The good, strong relationship you have always had with your mother is an excellent foundation. You probably are the best choice of person to be her advocate and protector in her later years. But that does not mean doing all of the work, providing all of the hands-on care, or enabling foolish choices on her part that may be increasingly at odds with reality.

You are going to have to let go of wanting her approval. Instead, start to trust your own judgement. You love your mother, and your assessment of what is best for her is likely to become more reliable than hers.

CTTN55 Mar 2017
How on earth can someone who needs caregiving be the caregiver for a couple in their 90s????

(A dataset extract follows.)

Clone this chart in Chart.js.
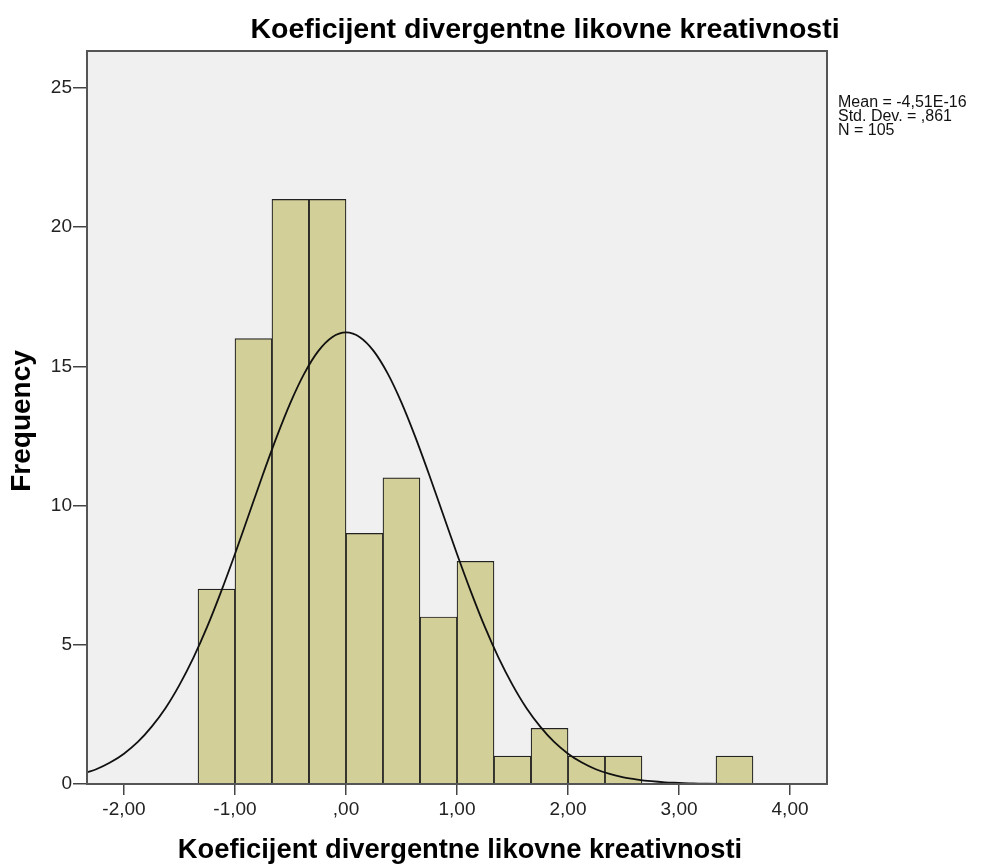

Exactly what kind of caregiving are you doing for your mother, and what kind of caregiving is she doing for the couple in their 90s?

Beth61 Mar 2017
Reading your post, I can see myself all over. I was SO tied to my Mom's approval but the strange thing was, she never gave me it. I spent my whole life chasing after her love and attention, even when she became ill and moved into a nursing home eventually. when I look back at my behavior, it makes me sad. But I guess it's all a part of being a human and a daughter.

You have limits, and that doesn't mean you're uncaring to set them. It just means that in order for you to function optimally you need to set up certain parameters around your life. Plus I agree with Shane regarding your dogs. They are probably feeling a little confused and abandoned. They thrive on consistency but it sounds like their routine is out of kilter.

Our intentions can be for the very best, but reality often reveals just what is, and is not, possible.